Core Components of a Premier Data Scientist Certification Program
A comprehensive Data Scientist certification program is meticulously designed to transform a learner into a job-ready professional capable of tackling complex, real-world business problems. It goes far beyond simply teaching algorithms; it cultivates a problem-solving mindset by integrating foundational theory with hands-on practical application. A well-structured curriculum is built around the end-to-end data science lifecycle, ensuring graduates possess a holistic and robust skill set. The key modules are typically organized into several core areas.
1. Foundational Knowledge: Programming and Statistics
This initial module lays the critical groundwork upon which all other data science skills are built. Without a solid understanding of these fundamentals, advanced concepts become inaccessible. The goal is to ensure a student can programmatically acquire, manipulate, and understand data through a statistical lens.
- Programming with Python: Students learn the fundamentals of Python, the dominant language in data science. The curriculum focuses heavily on essential libraries for data analysis and computation, such as NumPy for numerical operations, Pandas for data manipulation and analysis, and Matplotlib/Seaborn for data visualization.
- Database Management with SQL: Data scientists rarely receive data in a clean CSV file. This section covers Structured Query Language (SQL) to extract, filter, and aggregate data from relational databases, a skill required in nearly every data science role.
- Applied Statistics and Probability: This covers the mathematical backbone of data science. Topics include descriptive statistics (mean, median, variance), inferential statistics (hypothesis testing, confidence intervals), and probability distributions, which are essential for making data-driven decisions and understanding model behaviors.
2. Machine Learning and Predictive Modeling
This is the core of the program, where students learn to build and evaluate models that make predictions and uncover patterns.

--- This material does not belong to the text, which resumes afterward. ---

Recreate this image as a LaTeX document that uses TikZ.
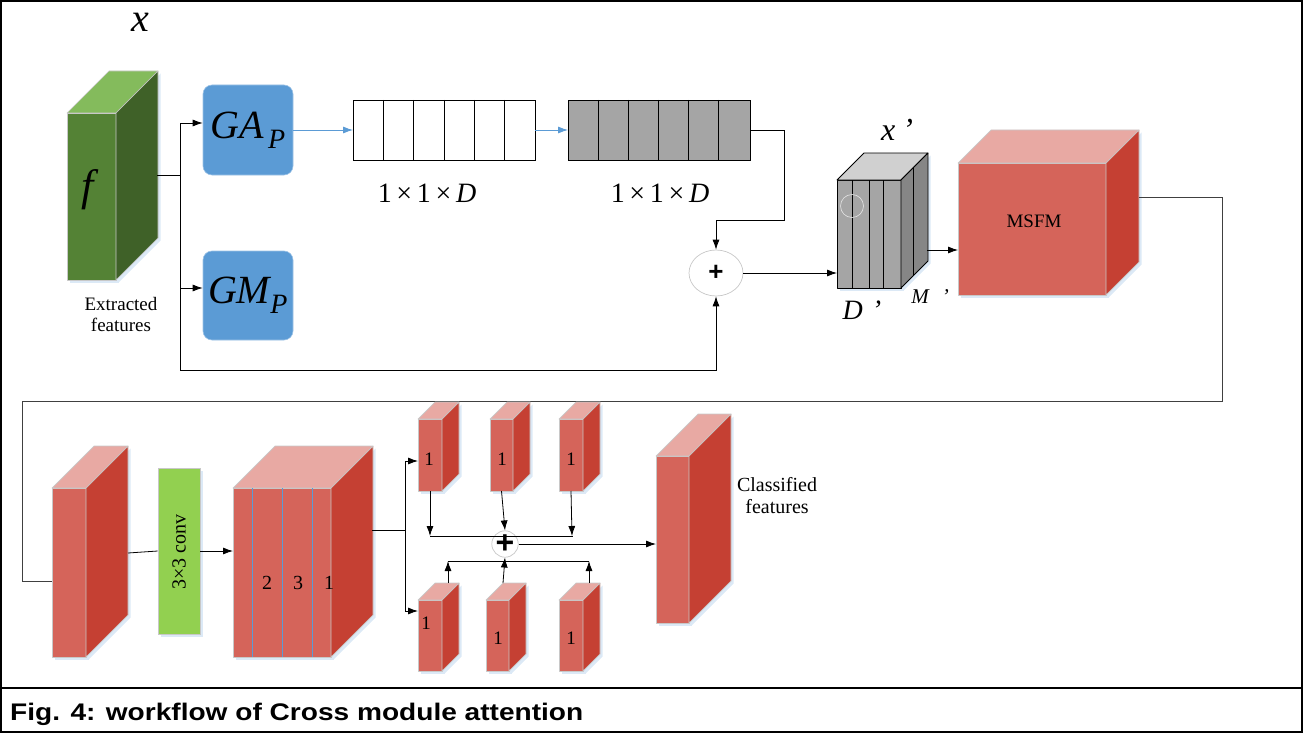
\documentclass[tikz,border=0pt]{standalone}
\usepackage{fontspec}
\setmainfont{Liberation Serif}
\newfontfamily\capfont{Liberation Sans}
\usetikzlibrary{arrows.meta,shapes.geometric,calc}

\definecolor{gfront}{HTML}{548235}
\definecolor{gtop}{HTML}{84BB5C}
\definecolor{gside}{HTML}{3F6128}
\definecolor{rfront}{HTML}{D5645A}
\definecolor{rtop}{HTML}{E8A9A3}
\definecolor{rside}{HTML}{C54033}
\definecolor{kfront}{HTML}{A5A5A5}
\definecolor{ktop}{HTML}{D0D0D0}
\definecolor{kside}{HTML}{868686}
\definecolor{bluebox}{HTML}{5B9BD5}
\definecolor{convgreen}{HTML}{92D050}
\definecolor{edgegray}{HTML}{C8C8C8}
\definecolor{glow}{HTML}{DCE9F6}

\tikzset{
  cubeedge/.style={draw=edgegray, line width=0.7pt, line join=round},
  conn/.style={line width=0.8pt, -{Latex[length=10pt,width=7pt]}},
  plainconn/.style={line width=0.8pt},
  blueconn/.style={line width=0.8pt, draw=bluebox, -{Latex[length=10pt,width=7pt]}},
  gbox/.style={rounded corners=9pt, fill=bluebox, draw=bluebox!60, line width=0.6pt,
    minimum width=90pt, minimum height=90pt, inner sep=0pt, font=\itshape\fontsize{40}{44}\selectfont},
  barbox/.style={draw=black, line width=0.8pt, minimum width=182pt, minimum height=60pt,
    inner sep=0pt, outer sep=0pt, anchor=north west},
  lbl/.style={inner sep=0pt, font=\fontsize{19}{22}\selectfont},
  dimlbl/.style={inner sep=0pt, font=\fontsize{28}{32}\selectfont},
  addcirc/.style={circle, draw=edgegray, line width=0.7pt, fill=white, minimum size=24pt,
    inner sep=0pt, font=\capfont\bfseries\fontsize{32}{32}\selectfont},
}

% name, x, y (front top-left), width, height, depth, front, top, side
\newcommand\cuboid[9]{%
  \fill[glow] ([shift={(2.5,2.5)}]#2,#3) rectangle ++(#4,#5);
  \fill[glow] ([shift={(2.5,2.5)}]#2+#4,#3) -- ++(#6,-#6) -- ++(0,#5) -- ++(-#6,#6) -- cycle;
  \node[cubeedge, fill=#7, anchor=north west, minimum width=#4pt, minimum height=#5pt,
        inner sep=0pt, outer sep=0pt] (#1) at (#2,#3) {};
  \filldraw[cubeedge, fill=#8] (#1.north west) -- ++(#6,-#6)
     -- ([shift={(#6,-#6)}]#1.north east) -- (#1.north east) -- cycle;
  \filldraw[cubeedge, fill=#9] (#1.north east) -- ++(#6,-#6)
     -- ([shift={(#6,-#6)}]#1.south east) -- (#1.south east) -- cycle;
}

\begin{document}
\begin{tikzpicture}[x=1pt, y=-1pt]
\useasboundingbox (0,0) rectangle (1303,733);

% frame and caption strip
\draw[line width=2pt] (1,1) rectangle (1302,732);
\draw[line width=2pt] (1,688) -- (1302,688);
\node[anchor=base west, inner sep=0pt, font=\capfont\bfseries\fontsize{24}{28}\selectfont]
  (cap) at (10,720) {\scalebox{1.17}[1]{Fig. 4: workflow of Cross module attention}};

% ---------- upper row ----------
\cuboid{feat}{67}{113}{49}{167}{42}{gfront}{gtop}{gside}
\node[inner sep=0pt, font=\itshape\fontsize{40}{44}\selectfont] (xlbl) at (140,22) {x};
\node[inner sep=0pt, font=\itshape\fontsize{44}{48}\selectfont] (flbl) at (88,190) {f};
\node[lbl, align=center] (extr) at (121,314) {Extracted\\[-1pt]features};

\node[gbox] (ga) at (248,130) {GA\textsubscript{\,\itshape P}};
\node[gbox, minimum height=89pt] (gm) at (248,295.5) {GM\textsubscript{\itshape P}};

\coordinate (fout) at (157,175);
\coordinate (fj) at (180,175);
\draw[plainconn] (fout) -- (fj);
\draw[conn] (fj) -- (180,123) -- (180,123 -| ga.west);
\draw[conn] (fj) -- (180,288) -- (180,288 -| gm.west);

\node[barbox, fill=white] (bar1) at (353,100) {};
\foreach \k in {1,...,5} \draw[line width=0.8pt] ($(bar1.north west)+(\k*30.33,0)$) -- ++(0,60);
\node[barbox, fill=kfront] (bar2) at (568,100) {};
\foreach \k in {1,...,5} \draw[line width=0.8pt] ($(bar2.north west)+(\k*30.17,0)$) -- ++(0,60);
\node[dimlbl] (d1) at (427,193) {1\,×\,1\,×\,\textit{D}};
\node[dimlbl] (d2) at (660,193) {1\,×\,1\,×\,\textit{D}};

\draw[blueconn] (ga.east |- bar1.west) -- (bar1.west);
\draw[blueconn] (bar1.east) -- (bar2.west);

\node[ellipse, draw=edgegray, line width=0.7pt, fill=white, minimum width=54pt,
      minimum height=46pt, inner sep=0pt, font=\capfont\bfseries\fontsize{26}{26}\selectfont] (sum1) at (716,273) {+};
\draw[conn] (bar2.east) -- (784,130) -- (784,220) -- (716,220) -- (sum1.north);
\coordinate (bj) at (180,370);
\draw[conn] (fj) -- (bj) -- (716,370) -- (sum1.south);

\begin{scope}[cubeedge/.style={draw=black, line width=0.8pt, line join=round}]
\cuboid{xp}{837}{180}{64}{108}{27}{kfront}{ktop}{kside}
\end{scope}
\foreach \xx in {852,869,883} \draw[line width=0.8pt] (\xx,180) -- (\xx,288);
\draw[line width=0.8pt] (913,167.5) -- (913,275.5);
\node[circle, draw=white!80!gray, line width=0.6pt, minimum size=23pt, inner sep=0pt] (spot) at (852,206) {};
\node[inner sep=0pt, font=\itshape\fontsize{32}{36}\selectfont] (xplbl) at (897,130) {x\hspace{7pt}'};
\node[inner sep=0pt, font=\itshape\fontsize{28}{32}\selectfont] (dplbl) at (862,310) {D\hspace{9pt}'};
\node[inner sep=0pt, font=\itshape\fontsize{21}{24}\selectfont] (mplbl) at (930,297) {M\hspace{13pt}'};

\draw[conn] (sum1.east) -- (sum1.east -| xp.west);

\cuboid{msfm}{958}{163}{148}{132}{33}{rfront}{rtop}{rside}
\node[inner sep=0pt, font=\fontsize{19}{22}\selectfont] (msfmlbl) at (1034,221) {MSFM};
\coordinate (xpout) at (927,250);
\draw[conn] (xpout) -- (xpout -| msfm.west);

% loop down to the lower row
\cuboid{r1}{52}{488}{34}{169}{42}{rfront}{rtop}{rside}
\coordinate (mout) at (1139,197);
\draw[line width=0.9pt, draw=black!75] (mout) -- (1222,197) -- (1222,401) -- (22,401) -- (22,581) -- (22,581 -| r1.west);

% ---------- lower row ----------
\fill[glow] (160.5,470.5) rectangle ++(42,166);
\node[fill=convgreen, draw=edgegray, line width=0.7pt, minimum width=42pt, minimum height=166pt,
      inner sep=0pt] (conv) at (179,551) {};
\node[rotate=90, inner sep=0pt, font=\fontsize{20}{22}\selectfont] (convlbl) at (179,552) {3×3 conv};
\coordinate (r1out) at (128,553);
\draw[plainconn] (r1out) -- (conv.west);

\cuboid{r2}{233}{488}{98}{169}{42}{rfront}{rtop}{rside}
\foreach \xx in {252,282,312} \draw[bluebox, line width=0.7pt] (\xx,488) -- (\xx,657);
\node[lbl, font=\fontsize{20}{22}\selectfont] (n2) at (267,583) {2};
\node[lbl, font=\fontsize{20}{22}\selectfont] (n3) at (298,583) {3};
\node[lbl, font=\fontsize{20}{22}\selectfont] (n1) at (329,583) {1};
\draw[conn] (conv.east) -- (conv.east -| r2.west);

\cuboid{t1}{418}{419}{24}{72}{17}{rfront}{rtop}{rside}
\cuboid{t2}{490}{419}{23}{72}{17}{rfront}{rtop}{rside}
\cuboid{t3}{559}{419}{24}{72}{17}{rfront}{rtop}{rside}
\cuboid{b1}{418}{600}{24}{71}{17}{rfront}{rtop}{rside}
\cuboid{b2}{486}{600}{23}{71}{17}{rfront}{rtop}{rside}
\cuboid{b3}{559}{600}{24}{71}{17}{rfront}{rtop}{rside}
\node[lbl] at (429,459) {1};
\node[lbl] at (502,459) {1};
\node[lbl] at (571,459) {1};
\node[lbl] at (426,623) {1};
\node[lbl] at (498,638) {1};
\node[lbl] at (571,638) {1};

\coordinate (r2out) at (372,530);
\coordinate (sj) at (405,530);
\draw[plainconn] (r2out) -- (sj);
\draw[conn] (sj) -- (405,461) -- (405,461 -| t1.west);
\draw[conn] (sj) -- (405,611) -- (405,611 -| b1.west);

\node[addcirc] (sum2) at (505,544) {+};
\draw[plainconn] (430,536) -- (573,536);
\draw[conn] (t1.south) -- (430,536);
\draw[conn] (t2.south) -- (sum2.north);
\draw[conn] (t3.south) -- (572,536);

\draw[plainconn] (448,561) -- (589,561);
\coordinate (b1top) at (448,583);
\coordinate (b2top) at (503,583);
\coordinate (b3top) at (589,583);
\draw[conn] (b1top) -- (448,561);
\draw[conn] (b2top) -- (sum2.south);
\draw[conn] (b3top) -- (589,561);

\cuboid{cls}{656}{456}{33}{167}{42}{rfront}{rtop}{rside}
\draw[conn] (sum2.east) -- (sum2.east -| cls.west);
\node[inner sep=0pt, align=center, font=\fontsize{20}{23}\selectfont] (clslbl) at (777,496) {Classified\\[-1pt]features};

\end{tikzpicture}
\end{document}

The focus is on understanding not just how to implement an algorithm, but also the theory behind it and how to choose the right model for a specific problem.

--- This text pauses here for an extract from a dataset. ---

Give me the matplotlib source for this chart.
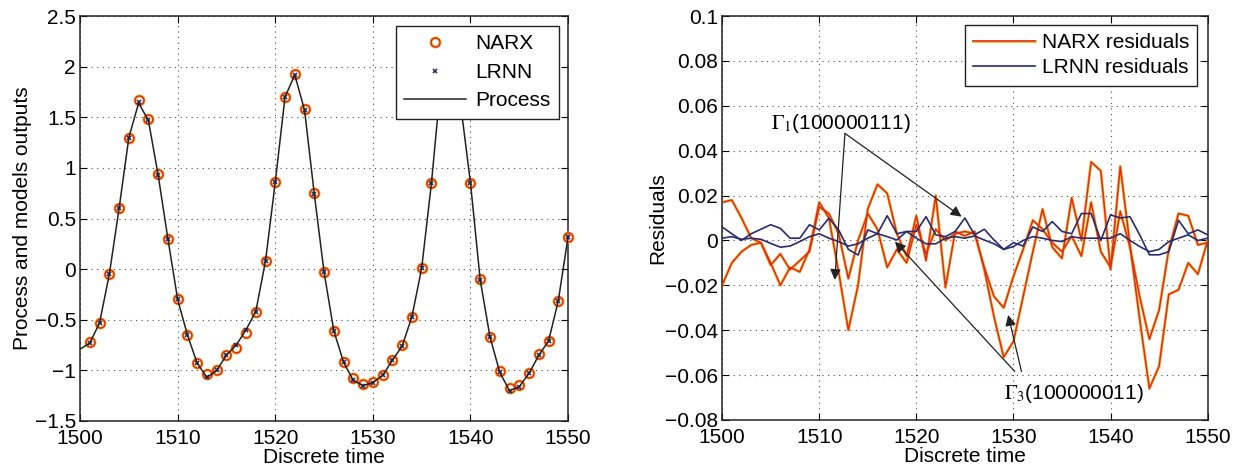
import matplotlib
matplotlib.use("Agg")
import matplotlib.pyplot as plt
from matplotlib.lines import Line2D
from matplotlib.legend_handler import HandlerTuple

plt.rcParams['font.family'] = ['Liberation Sans', 'DejaVu Sans']
plt.rcParams['mathtext.fontset'] = 'stix'

# left panel: process and model outputs
time = list(range(1500, 1551))
process = [-0.79, -0.73, -0.53, -0.05, 0.60, 1.30, 1.64, 1.47, 0.93, 0.30,
           -0.30, -0.65, -0.93, -1.07, -1.00, -0.85, -0.75, -0.60, -0.42, 0.08,
           0.86, 1.70, 1.92, 1.57, 0.74, -0.03, -0.61, -0.92, -1.10, -1.15,
           -1.12, -1.05, -0.90, -0.76, -0.47, 0.01, 0.85, 1.88, 2.15, 1.62,
           0.85, -0.11, -0.67, -1.02, -1.20, -1.16, -1.03, -0.85, -0.71, -0.31,
           0.32]
model_time = time[1:]
narx_out = [-0.72, -0.53, -0.05, 0.60, 1.30, 1.67, 1.48, 0.94, 0.30,
            -0.30, -0.65, -0.93, -1.04, -1.00, -0.85, -0.78, -0.63, -0.42, 0.08,
            0.86, 1.70, 1.93, 1.58, 0.75, -0.03, -0.61, -0.92, -1.08, -1.13,
            -1.11, -1.05, -0.90, -0.75, -0.47, 0.01, 0.85, 1.88, 2.15, 1.62,
            0.85, -0.10, -0.67, -1.01, -1.17, -1.14, -1.03, -0.84, -0.71, -0.31,
            0.32]
lrnn_out = [-0.73, -0.53, -0.05, 0.60, 1.30, 1.65, 1.47, 0.93, 0.30,
            -0.30, -0.65, -0.93, -1.07, -1.00, -0.85, -0.75, -0.60, -0.42, 0.08,
            0.86, 1.70, 1.92, 1.57, 0.74, -0.03, -0.61, -0.92, -1.10, -1.15,
            -1.12, -1.05, -0.90, -0.76, -0.47, 0.01, 0.85, 1.88, 2.15, 1.62,
            0.85, -0.11, -0.67, -1.02, -1.20, -1.16, -1.03, -0.85, -0.71, -0.31,
            0.32]

# right panel: residuals of the two structures
narx_res_a = [0.017, 0.018, 0.010, 0.001, -0.001, -0.010, -0.020, -0.012, -0.014, -0.004,
              0.017, 0.010, -0.014, -0.040, -0.020, 0.014, 0.025, 0.021, 0.003, -0.007,
              0.011, -0.009, 0.020, -0.021, 0.004, 0.002, 0.004, -0.013, -0.034, -0.052,
              -0.045, -0.025, -0.005, 0.014, -0.003, -0.008, 0.019, 0.000, 0.035, 0.031,
              -0.013, 0.033, -0.002, -0.035, -0.066, -0.056, -0.024, -0.022, -0.010, -0.015,
              0.000]
narx_res_b = [-0.020, -0.010, -0.005, -0.002, -0.001, -0.011, -0.006, -0.013, -0.009, -0.005,
              0.015, 0.012, 0.003, -0.017, 0.000, 0.012, 0.005, -0.012, -0.004, -0.010,
              0.007, -0.006, 0.005, 0.000, 0.003, 0.004, 0.003, -0.012, -0.025, -0.030,
              -0.016, -0.004, 0.009, 0.005, -0.001, -0.005, 0.002, -0.007, 0.017, -0.005,
              -0.012, 0.013, -0.003, -0.025, -0.044, -0.031, -0.004, 0.012, 0.011, -0.002,
              -0.001]
lrnn_res_a = [0.006, 0.003, 0.000, 0.003, 0.005, 0.007, 0.0054, 0.001, 0.001, 0.007,
              0.0047, 0.0099, 0.0047, -0.004, -0.0065, 0.0047, 0.003, 0.011, 0.003, 0.004,
              0.004, 0.0106, 0.0025, 0.0017, 0.004, 0.010, 0.0025, 0.005, 0.0002, -0.004,
              -0.001, -0.0025, 0.006, 0.004, 0.0084, 0.004, 0.003, 0.012, 0.012, 0.000,
              0.0114, 0.010, 0.0106, 0.0025, -0.0064, -0.0064, -0.005, 0.009, 0.003, 0.0047,
              0.0025]
lrnn_res_b = [0.001, 0.0017, 0.0005, 0.001, 0.0005, -0.0013, -0.003, -0.0025, -0.0005, 0.0017,
              0.003, 0.001, -0.0005, -0.0025, -0.0015, 0.001, 0.003, 0.0017, 0.0002, 0.004,
              0.001, -0.0015, -0.0015, 0.001, 0.0017, 0.001, 0.002, 0.0002, -0.0015, -0.004,
              -0.0027, 0.000, 0.0017, 0.001, 0.000, -0.0005, 0.0017, 0.001, 0.001, 0.001,
              0.001, 0.003, 0.000, -0.0027, -0.005, -0.004, -0.0005, 0.001, 0.0025, 0.000,
              0.001]

x_ticks = [1500, 1510, 1520, 1530, 1540, 1550]
y_ticks_left = [-1.5, -1, -0.5, 0, 0.5, 1, 1.5, 2, 2.5]
y_ticks_right = [-0.08, -0.06, -0.04, -0.02, 0, 0.02, 0.04, 0.06, 0.08, 0.1]

narx_color = '#E02A1E'
narx_halo = '#F5C23A'
lrnn_color = '#2A2A6E'
fs = 15

fig = plt.figure(figsize=(12.45, 4.75), dpi=100)
ax1 = fig.add_axes([0.0643, 0.1137, 0.392, 0.8526])
ax2 = fig.add_axes([0.580, 0.1158, 0.390, 0.8505])


def matlab_style(ax):
    ax.grid(True, linestyle=(0, (1, 4)), color='0.3', linewidth=0.8)
    ax.tick_params(direction='in', top=True, right=True, length=5,
                   labelsize=fs, pad=3)
    ax.tick_params(axis='x', pad=6)
    for sp in ax.spines.values():
        sp.set_linewidth(1.1)
        sp.set_color('#222222')


def minus(vals):
    return [f'{v:g}'.replace('-', '\u2212') for v in vals]


ax1.plot(model_time, narx_out, linestyle='none', marker='o', ms=6.5, mfc='none',
         mec=narx_halo, mew=2.2, clip_on=False, zorder=3)
ax1.plot(model_time, narx_out, linestyle='none', marker='o', ms=6.5, mfc='none',
         mec=narx_color, mew=1.1, clip_on=False, zorder=3)
ax1.plot(model_time, lrnn_out, linestyle='none', marker='x', ms=3, mew=1.2,
         color=lrnn_color, clip_on=False, zorder=4)
ax1.plot(time, process, color='#222222', lw=1.1, zorder=5)
ax1.set_xlim(1500, 1550)
ax1.set_ylim(-1.5, 2.5)
ax1.set_xticks(x_ticks)
ax1.set_yticks(y_ticks_left)
ax1.set_yticklabels(minus(y_ticks_left))
ax1.set_xlabel('Discrete time', fontsize=fs, labelpad=0)
ax1.set_ylabel('Process and models outputs', fontsize=fs, labelpad=2)
matlab_style(ax1)

narx_mk = (Line2D([], [], ls='none', marker='o', ms=6.5, mfc='none', mec=narx_halo, mew=2.2),
           Line2D([], [], ls='none', marker='o', ms=6.5, mfc='none', mec=narx_color, mew=1.1))
lrnn_mk = Line2D([], [], ls='none', marker='x', ms=3, mew=1.2, color=lrnn_color)
proc_h = Line2D([], [], color='#222222', lw=1.1)
leg1 = ax1.legend([narx_mk, lrnn_mk, proc_h], ['NARX', 'LRNN', 'Process'],
                  handler_map={tuple: HandlerTuple(ndivide=1)},
                  loc='upper right', bbox_to_anchor=(0.982, 0.975), borderaxespad=0,
                  fontsize=fs, frameon=True, fancybox=False, edgecolor='#222222',
                  framealpha=1, borderpad=0.4, handlelength=3.0,
                  labelspacing=0.45, handletextpad=0.45)
leg1.get_frame().set_linewidth(1.0)
leg1.set_zorder(10)

for res in (narx_res_a, narx_res_b):
    ax2.plot(time, res, color=narx_halo, lw=2.1, zorder=2)
    ax2.plot(time, res, color=narx_color, lw=1.1, zorder=3)
ax2.plot(time, lrnn_res_a, color=lrnn_color, lw=1.2, zorder=4)
ax2.plot(time, lrnn_res_b, color=lrnn_color, lw=1.2, zorder=4)
ax2.set_xlim(1500, 1550)
ax2.set_ylim(-0.08, 0.1)
ax2.set_xticks(x_ticks)
ax2.set_yticks(y_ticks_right)
ax2.set_yticklabels(minus(y_ticks_right))
ax2.set_xlabel('Discrete time', fontsize=fs, labelpad=0)
ax2.set_ylabel('Residuals', fontsize=fs, labelpad=-2)
matlab_style(ax2)

narx_h = (Line2D([], [], color=narx_halo, lw=2.1), Line2D([], [], color=narx_color, lw=1.1))
lrnn_h = Line2D([], [], color=lrnn_color, lw=1.2)
leg2 = ax2.legend([narx_h, lrnn_h], ['NARX residuals', 'LRNN residuals'],
                  handler_map={tuple: HandlerTuple(ndivide=1)},
                  loc='upper right', bbox_to_anchor=(0.979, 0.978), borderaxespad=0,
                  fontsize=fs, frameon=True, fancybox=False, edgecolor='#222222',
                  framealpha=1, borderpad=0.4, handlelength=3.0,
                  labelspacing=0.3, handletextpad=0.3)
leg2.get_frame().set_linewidth(1.0)
leg2.set_zorder(10)

# structure annotations
arrow = dict(arrowstyle='-|>', color='#222222', lw=0.9, mutation_scale=16,
             shrinkA=0, shrinkB=0)
g1_start = (1512.65, 0.0477)
ax2.text(1505.0, 0.052, r'$\Gamma_1$(100000111)', fontsize=fs, va='center', ha='left')
ax2.annotate('', xy=(1511.6, -0.0176), xytext=g1_start, arrowprops=arrow)
ax2.annotate('', xy=(1524.66, 0.0106), xytext=g1_start, arrowprops=arrow)
ax2.text(1529.0, -0.068, r'$\Gamma_3$(100000011)', fontsize=fs, va='center', ha='left')
ax2.annotate('', xy=(1529.46, -0.0332), xytext=(1530.83, -0.0584), arrowprops=arrow)
ax2.annotate('', xy=(1517.8, -0.0005), xytext=(1530.14, -0.0584), arrowprops=arrow)

fig.savefig('out.png', dpi=100)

- Supervised Learning: This covers algorithms that learn from labeled data. Key topics include Linear and Logistic Regression, Decision Trees, Random Forests, Support Vector Machines (SVMs), and Gradient Boosting. Students learn to solve both regression (predicting a continuous value) and classification (predicting a category) problems.
- Unsupervised Learning: This section deals with unlabeled data to discover hidden structures. Core techniques include clustering algorithms like K-Means to segment data (e.g., customer segmentation) and dimensionality reduction techniques like Principal Component Analysis (PCA) to simplify complex datasets.
- Model Evaluation and Validation: A model is useless if its performance cannot be reliably measured. This covers crucial concepts like cross-validation, feature engineering, hyperparameter tuning, and performance metrics (e.g., Accuracy, Precision, Recall, F1-Score, AUC-ROC curve).
3. Advanced Topics and Specializations
To prepare students for cutting-edge roles, top-tier programs include modules on advanced and specialized topics that are in high demand across the industry.
- Deep Learning: An introduction to neural networks and deep learning frameworks like TensorFlow or PyTorch. This enables the analysis of highly complex patterns in data, especially in fields like image recognition and natural language processing.
- Natural Language Processing (NLP): Techniques for analyzing and deriving insights from text data, such as sentiment analysis, topic modeling, and text classification.
- Big Data Technologies: A primer on tools designed to handle massive datasets that cannot be processed on a single machine. This may include an overview of the Hadoop ecosystem and hands-on experience with Apache Spark.
4. Practical Application and Career Readiness
This final, crucial phase bridges the gap between learning and employment. It focuses on applying the accumulated knowledge to solve business problems and effectively communicating the results.
- End-to-End Capstone Project: Students work on a comprehensive project that mirrors a real-world data science task. This involves defining a problem, collecting and cleaning data, building and evaluating several models, and presenting the final insights and recommendations.
- Data Storytelling and Business Acumen: This module teaches students how to translate technical findings into a compelling narrative for non-technical stakeholders. It emphasizes creating impactful visualizations and linking data insights to business objectives.
- Portfolio Development: Guidance on building a professional portfolio of projects on platforms like GitHub to showcase their skills and experience to potential employers, which is often more valuable than a resume alone.